I’ve prided myself on being able to Tetris space really well… no matter if it’s packing a car or making the most of my living space.  However, I gotta say this small house really elevates the art of Tetrising to a whole new, delicious, level!

This tiny home is built in a hutong, a narrow alley between an existing wall and adjacent building.  And not only that, it’s wrapped around a corner.  But it’s no dark, awkward, and cramped hovel.  By leaving one edge continually open as a kind of atrium hallway – including making great use of the tall and curved wall it adjoins by painting finishing it white and running a continual skylight along its edge – and placing nearly all of the living spaces on the other side as a series of adaptable cubic follies, it’s got great flow, feeling airy and even expansive.

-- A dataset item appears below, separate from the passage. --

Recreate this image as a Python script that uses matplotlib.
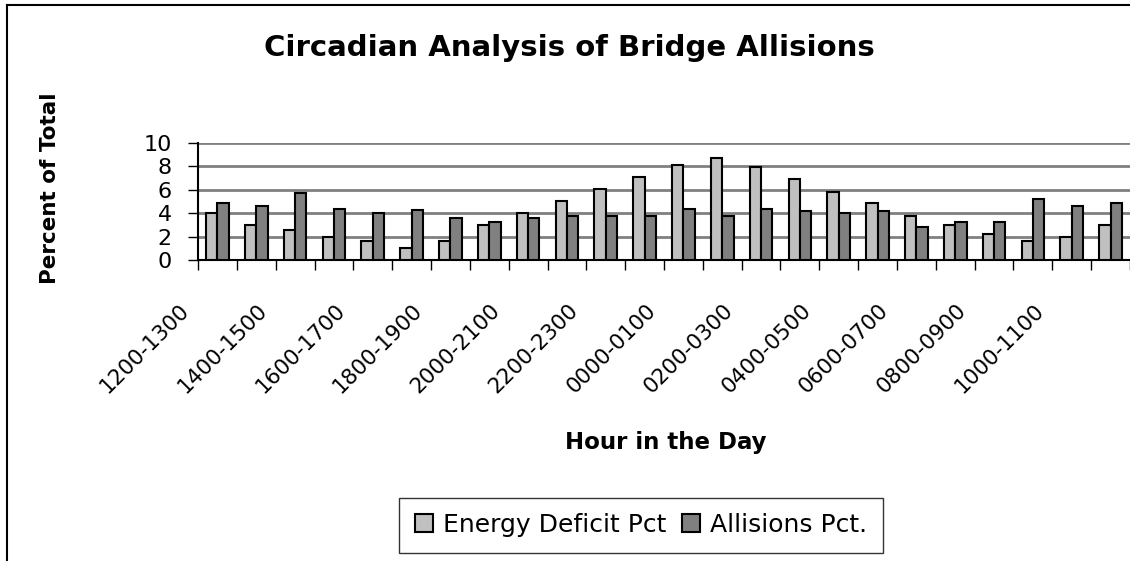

Varying in height and chock full of tiny living tricks, bits of these follies slide and shift to reconfigure the spaces as needed to accommodate various uses, providing plenty of communal day space that becomes more private as it shifts to sleepy time.  At one end, a large glass door and window is actually one giant unit that can swing completely open, making the back patio and the house into one.  Equally nifty is that the cubes are fully climbable, leading to spaces left dedicated to children play, study, and sleep areas.  It’s kind of like the ultimate bunk bed or tree house, but still inside.  (Fear not, the adults aren’t completely left out of the fun, for on the other side of the L, there’s also a mezzanine bedroom and office.)

(And seeing that bench brings me a smile, for I have one of those in my foyer as well!   Though sometimes it’s also used to practice kung fu… then again, for all I know, so is the one in the photo…)

I love this.  Really smart design that creates an awesome house in the most conventionally unlikely of places, showing that the boxes in our mind of what a house needs to be can be quickly expanded with some carefully packed yet playful boxes in a creative home.  Nicely done.